"""
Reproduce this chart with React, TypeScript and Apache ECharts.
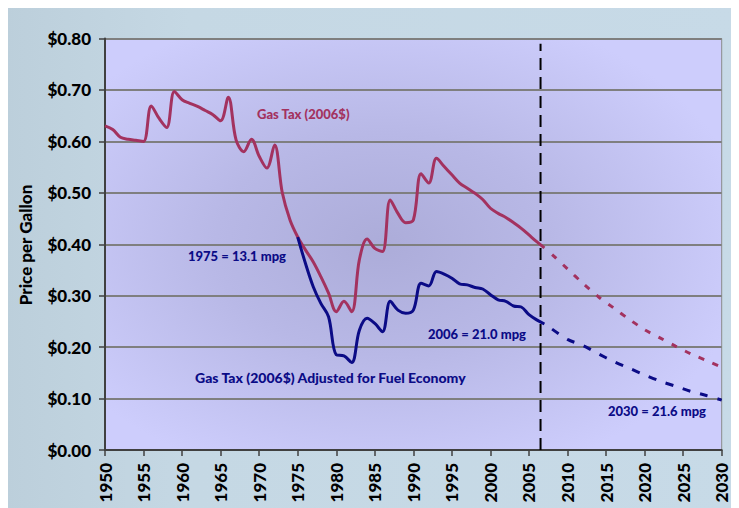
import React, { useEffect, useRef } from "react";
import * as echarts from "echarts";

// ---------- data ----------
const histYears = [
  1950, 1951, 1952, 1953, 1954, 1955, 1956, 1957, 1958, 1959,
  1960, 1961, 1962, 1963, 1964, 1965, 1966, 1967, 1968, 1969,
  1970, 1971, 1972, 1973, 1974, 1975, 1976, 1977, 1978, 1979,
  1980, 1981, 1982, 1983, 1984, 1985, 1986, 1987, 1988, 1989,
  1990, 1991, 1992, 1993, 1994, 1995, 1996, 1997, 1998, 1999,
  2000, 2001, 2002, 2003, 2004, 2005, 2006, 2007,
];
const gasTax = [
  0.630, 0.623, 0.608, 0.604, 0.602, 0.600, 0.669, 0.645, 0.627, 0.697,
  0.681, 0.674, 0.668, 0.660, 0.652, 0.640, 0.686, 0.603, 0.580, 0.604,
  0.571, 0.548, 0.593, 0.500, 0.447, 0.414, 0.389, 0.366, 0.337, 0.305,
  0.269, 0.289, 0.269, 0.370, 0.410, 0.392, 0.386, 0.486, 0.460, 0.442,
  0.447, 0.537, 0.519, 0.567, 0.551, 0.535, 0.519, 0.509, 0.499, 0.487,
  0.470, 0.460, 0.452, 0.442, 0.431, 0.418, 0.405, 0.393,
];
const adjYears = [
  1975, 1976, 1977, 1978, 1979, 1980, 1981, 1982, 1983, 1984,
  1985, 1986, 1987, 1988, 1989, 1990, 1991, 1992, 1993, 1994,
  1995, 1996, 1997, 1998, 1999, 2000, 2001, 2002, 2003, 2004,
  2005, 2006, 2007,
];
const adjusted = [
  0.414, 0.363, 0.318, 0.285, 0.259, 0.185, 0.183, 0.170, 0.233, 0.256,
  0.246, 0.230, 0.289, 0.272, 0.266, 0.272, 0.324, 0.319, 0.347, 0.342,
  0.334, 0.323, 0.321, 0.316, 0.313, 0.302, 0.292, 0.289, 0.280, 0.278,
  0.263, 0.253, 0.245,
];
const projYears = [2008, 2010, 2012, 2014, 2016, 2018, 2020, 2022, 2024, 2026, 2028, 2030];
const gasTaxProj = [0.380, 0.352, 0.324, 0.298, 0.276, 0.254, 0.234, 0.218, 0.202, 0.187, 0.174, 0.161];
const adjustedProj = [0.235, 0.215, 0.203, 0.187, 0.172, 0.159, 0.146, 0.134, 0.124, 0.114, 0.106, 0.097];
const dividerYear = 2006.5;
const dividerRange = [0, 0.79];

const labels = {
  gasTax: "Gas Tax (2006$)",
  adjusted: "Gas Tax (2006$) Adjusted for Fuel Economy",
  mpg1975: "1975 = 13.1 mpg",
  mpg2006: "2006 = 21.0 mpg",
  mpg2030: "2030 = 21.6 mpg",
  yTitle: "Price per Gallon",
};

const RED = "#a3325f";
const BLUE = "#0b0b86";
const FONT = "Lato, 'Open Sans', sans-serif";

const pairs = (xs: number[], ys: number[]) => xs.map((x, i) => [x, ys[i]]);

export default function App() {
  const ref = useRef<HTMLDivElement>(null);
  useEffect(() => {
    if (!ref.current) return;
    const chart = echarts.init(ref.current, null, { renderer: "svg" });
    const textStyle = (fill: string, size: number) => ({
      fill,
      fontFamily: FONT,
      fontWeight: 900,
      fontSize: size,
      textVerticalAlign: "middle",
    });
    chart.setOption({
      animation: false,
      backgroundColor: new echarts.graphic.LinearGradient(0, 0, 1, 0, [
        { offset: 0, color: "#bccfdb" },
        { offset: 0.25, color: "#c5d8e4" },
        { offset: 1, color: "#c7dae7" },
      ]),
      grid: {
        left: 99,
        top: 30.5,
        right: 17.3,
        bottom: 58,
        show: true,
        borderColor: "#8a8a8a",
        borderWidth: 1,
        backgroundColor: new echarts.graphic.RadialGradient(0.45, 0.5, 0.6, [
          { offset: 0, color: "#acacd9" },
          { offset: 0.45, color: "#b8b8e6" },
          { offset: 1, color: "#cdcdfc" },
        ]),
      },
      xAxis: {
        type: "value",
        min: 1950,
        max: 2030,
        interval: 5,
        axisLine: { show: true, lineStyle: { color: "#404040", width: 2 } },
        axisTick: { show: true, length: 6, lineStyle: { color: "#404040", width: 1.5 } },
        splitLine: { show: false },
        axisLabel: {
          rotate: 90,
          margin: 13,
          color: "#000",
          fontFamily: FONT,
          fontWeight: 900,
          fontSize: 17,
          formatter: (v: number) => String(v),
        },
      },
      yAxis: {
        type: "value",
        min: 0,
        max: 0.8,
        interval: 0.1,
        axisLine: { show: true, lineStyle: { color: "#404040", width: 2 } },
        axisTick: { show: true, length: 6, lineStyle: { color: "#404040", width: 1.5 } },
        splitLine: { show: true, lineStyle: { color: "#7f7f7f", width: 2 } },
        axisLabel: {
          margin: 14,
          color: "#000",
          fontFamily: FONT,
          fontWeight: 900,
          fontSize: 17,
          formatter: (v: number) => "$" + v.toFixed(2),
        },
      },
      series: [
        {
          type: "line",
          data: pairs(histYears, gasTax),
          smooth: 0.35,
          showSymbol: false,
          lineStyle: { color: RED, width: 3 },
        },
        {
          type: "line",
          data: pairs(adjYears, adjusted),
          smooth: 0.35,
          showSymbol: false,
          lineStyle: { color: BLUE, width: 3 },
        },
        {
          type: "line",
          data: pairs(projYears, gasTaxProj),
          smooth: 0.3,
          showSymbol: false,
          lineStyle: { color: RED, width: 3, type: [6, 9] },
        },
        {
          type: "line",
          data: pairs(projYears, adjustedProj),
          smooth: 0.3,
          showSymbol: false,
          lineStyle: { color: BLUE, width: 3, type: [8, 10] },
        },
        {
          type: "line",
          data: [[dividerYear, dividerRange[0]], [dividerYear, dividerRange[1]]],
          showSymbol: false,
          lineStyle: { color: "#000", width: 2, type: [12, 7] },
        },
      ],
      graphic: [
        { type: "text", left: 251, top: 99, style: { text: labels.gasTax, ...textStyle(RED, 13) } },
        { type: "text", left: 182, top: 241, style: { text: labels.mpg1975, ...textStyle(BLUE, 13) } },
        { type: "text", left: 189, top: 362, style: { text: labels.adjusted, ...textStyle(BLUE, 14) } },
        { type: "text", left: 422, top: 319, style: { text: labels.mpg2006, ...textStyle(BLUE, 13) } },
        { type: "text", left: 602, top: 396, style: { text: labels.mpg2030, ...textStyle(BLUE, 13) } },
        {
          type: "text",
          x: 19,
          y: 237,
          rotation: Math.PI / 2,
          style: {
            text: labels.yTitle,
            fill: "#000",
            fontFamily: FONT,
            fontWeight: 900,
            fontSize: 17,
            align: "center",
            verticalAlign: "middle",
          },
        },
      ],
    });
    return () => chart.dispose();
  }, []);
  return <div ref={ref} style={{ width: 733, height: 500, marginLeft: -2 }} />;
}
"""
TASK INSTRUCTIONS: Transcribe the material as is, with images omitted.

FINISHED ANSWER:
Reproduce this chart with React, TypeScript and Apache ECharts.
import React, { useEffect, useRef } from "react";
import * as echarts from "echarts";

// ---------- data ----------
const histYears = [
  1950, 1951, 1952, 1953, 1954, 1955, 1956, 1957, 1958, 1959,
  1960, 1961, 1962, 1963, 1964, 1965, 1966, 1967, 1968, 1969,
  1970, 1971, 1972, 1973, 1974, 1975, 1976, 1977, 1978, 1979,
  1980, 1981, 1982, 1983, 1984, 1985, 1986, 1987, 1988, 1989,
  1990, 1991, 1992, 1993, 1994, 1995, 1996, 1997, 1998, 1999,
  2000, 2001, 2002, 2003, 2004, 2005, 2006, 2007,
];
const gasTax = [
  0.630, 0.623, 0.608, 0.604, 0.602, 0.600, 0.669, 0.645, 0.627, 0.697,
  0.681, 0.674, 0.668, 0.660, 0.652, 0.640, 0.686, 0.603, 0.580, 0.604,
  0.571, 0.548, 0.593, 0.500, 0.447, 0.414, 0.389, 0.366, 0.337, 0.305,
  0.269, 0.289, 0.269, 0.370, 0.410, 0.392, 0.386, 0.486, 0.460, 0.442,
  0.447, 0.537, 0.519, 0.567, 0.551, 0.535, 0.519, 0.509, 0.499, 0.487,
  0.470, 0.460, 0.452, 0.442, 0.431, 0.418, 0.405, 0.393,
];
const adjYears = [
  1975, 1976, 1977, 1978, 1979, 1980, 1981, 1982, 1983, 1984,
  1985, 1986, 1987, 1988, 1989, 1990, 1991, 1992, 1993, 1994,
  1995, 1996, 1997, 1998, 1999, 2000, 2001, 2002, 2003, 2004,
  2005, 2006, 2007,
];
const adjusted = [
  0.414, 0.363, 0.318, 0.285, 0.259, 0.185, 0.183, 0.170, 0.233, 0.256,
  0.246, 0.230, 0.289, 0.272, 0.266, 0.272, 0.324, 0.319, 0.347, 0.342,
  0.334, 0.323, 0.321, 0.316, 0.313, 0.302, 0.292, 0.289, 0.280, 0.278,
  0.263, 0.253, 0.245,
];
const projYears = [2008, 2010, 2012, 2014, 2016, 2018, 2020, 2022, 2024, 2026, 2028, 2030];
const gasTaxProj = [0.380, 0.352, 0.324, 0.298, 0.276, 0.254, 0.234, 0.218, 0.202, 0.187, 0.174, 0.161];
const adjustedProj = [0.235, 0.215, 0.203, 0.187, 0.172, 0.159, 0.146, 0.134, 0.124, 0.114, 0.106, 0.097];
const dividerYear = 2006.5;
const dividerRange = [0, 0.79];

const labels = {
  gasTax: "Gas Tax (2006$)",
  adjusted: "Gas Tax (2006$) Adjusted for Fuel Economy",
  mpg1975: "1975 = 13.1 mpg",
  mpg2006: "2006 = 21.0 mpg",
  mpg2030: "2030 = 21.6 mpg",
  yTitle: "Price per Gallon",
};

const RED = "#a3325f";
const BLUE = "#0b0b86";
const FONT = "Lato, 'Open Sans', sans-serif";

const pairs = (xs: number[], ys: number[]) => xs.map((x, i) => [x, ys[i]]);

export default function App() {
  const ref = useRef<HTMLDivElement>(null);
  useEffect(() => {
    if (!ref.current) return;
    const chart = echarts.init(ref.current, null, { renderer: "svg" });
    const textStyle = (fill: string, size: number) => ({
      fill,
      fontFamily: FONT,
      fontWeight: 900,
      fontSize: size,
      textVerticalAlign: "middle",
    });
    chart.setOption({
      animation: false,
      backgroundColor: new echarts.graphic.LinearGradient(0, 0, 1, 0, [
        { offset: 0, color: "#bccfdb" },
        { offset: 0.25, color: "#c5d8e4" },
        { offset: 1, color: "#c7dae7" },
      ]),
      grid: {
        left: 99,
        top: 30.5,
        right: 17.3,
        bottom: 58,
        show: true,
        borderColor: "#8a8a8a",
        borderWidth: 1,
        backgroundColor: new echarts.graphic.RadialGradient(0.45, 0.5, 0.6, [
          { offset: 0, color: "#acacd9" },
          { offset: 0.45, color: "#b8b8e6" },
          { offset: 1, color: "#cdcdfc" },
        ]),
      },
      xAxis: {
        type: "value",
        min: 1950,
        max: 2030,
        interval: 5,
        axisLine: { show: true, lineStyle: { color: "#404040", width: 2 } },
        axisTick: { show: true, length: 6, lineStyle: { color: "#404040", width: 1.5 } },
        splitLine: { show: false },
        axisLabel: {
          rotate: 90,
          margin: 13,
          color: "#000",
          fontFamily: FONT,
          fontWeight: 900,
          fontSize: 17,
          formatter: (v: number) => String(v),
        },
      },
      yAxis: {
        type: "value",
        min: 0,
        max: 0.8,
        interval: 0.1,
        axisLine: { show: true, lineStyle: { color: "#404040", width: 2 } },
        axisTick: { show: true, length: 6, lineStyle: { color: "#404040", width: 1.5 } },
        splitLine: { show: true, lineStyle: { color: "#7f7f7f", width: 2 } },
        axisLabel: {
          margin: 14,
          color: "#000",
          fontFamily: FONT,
          fontWeight: 900,
          fontSize: 17,
          formatter: (v: number) => "$" + v.toFixed(2),
        },
      },
      series: [
        {
          type: "line",
          data: pairs(histYears, gasTax),
          smooth: 0.35,
          showSymbol: false,
          lineStyle: { color: RED, width: 3 },
        },
        {
          type: "line",
          data: pairs(adjYears, adjusted),
          smooth: 0.35,
          showSymbol: false,
          lineStyle: { color: BLUE, width: 3 },
        },
        {
          type: "line",
          data: pairs(projYears, gasTaxProj),
          smooth: 0.3,
          showSymbol: false,
          lineStyle: { color: RED, width: 3, type: [6, 9] },
        },
        {
          type: "line",
          data: pairs(projYears, adjustedProj),
          smooth: 0.3,
          showSymbol: false,
          lineStyle: { color: BLUE, width: 3, type: [8, 10] },
        },
        {
          type: "line",
          data: [[dividerYear, dividerRange[0]], [dividerYear, dividerRange[1]]],
          showSymbol: false,
          lineStyle: { color: "#000", width: 2, type: [12, 7] },
        },
      ],
      graphic: [
        { type: "text", left: 251, top: 99, style: { text: labels.gasTax, ...textStyle(RED, 13) } },
        { type: "text", left: 182, top: 241, style: { text: labels.mpg1975, ...textStyle(BLUE, 13) } },
        { type: "text", left: 189, top: 362, style: { text: labels.adjusted, ...textStyle(BLUE, 14) } },
        { type: "text", left: 422, top: 319, style: { text: labels.mpg2006, ...textStyle(BLUE, 13) } },
        { type: "text", left: 602, top: 396, style: { text: labels.mpg2030, ...textStyle(BLUE, 13) } },
        {
          type: "text",
          x: 19,
          y: 237,
          rotation: Math.PI / 2,
          style: {
            text: labels.yTitle,
            fill: "#000",
            fontFamily: FONT,
            fontWeight: 900,
            fontSize: 17,
            align: "center",
            verticalAlign: "middle",
          },
        },
      ],
    });
    return () => chart.dispose();
  }, []);
  return <div ref={ref} style={{ width: 733, height: 500, marginLeft: -2 }} />;
}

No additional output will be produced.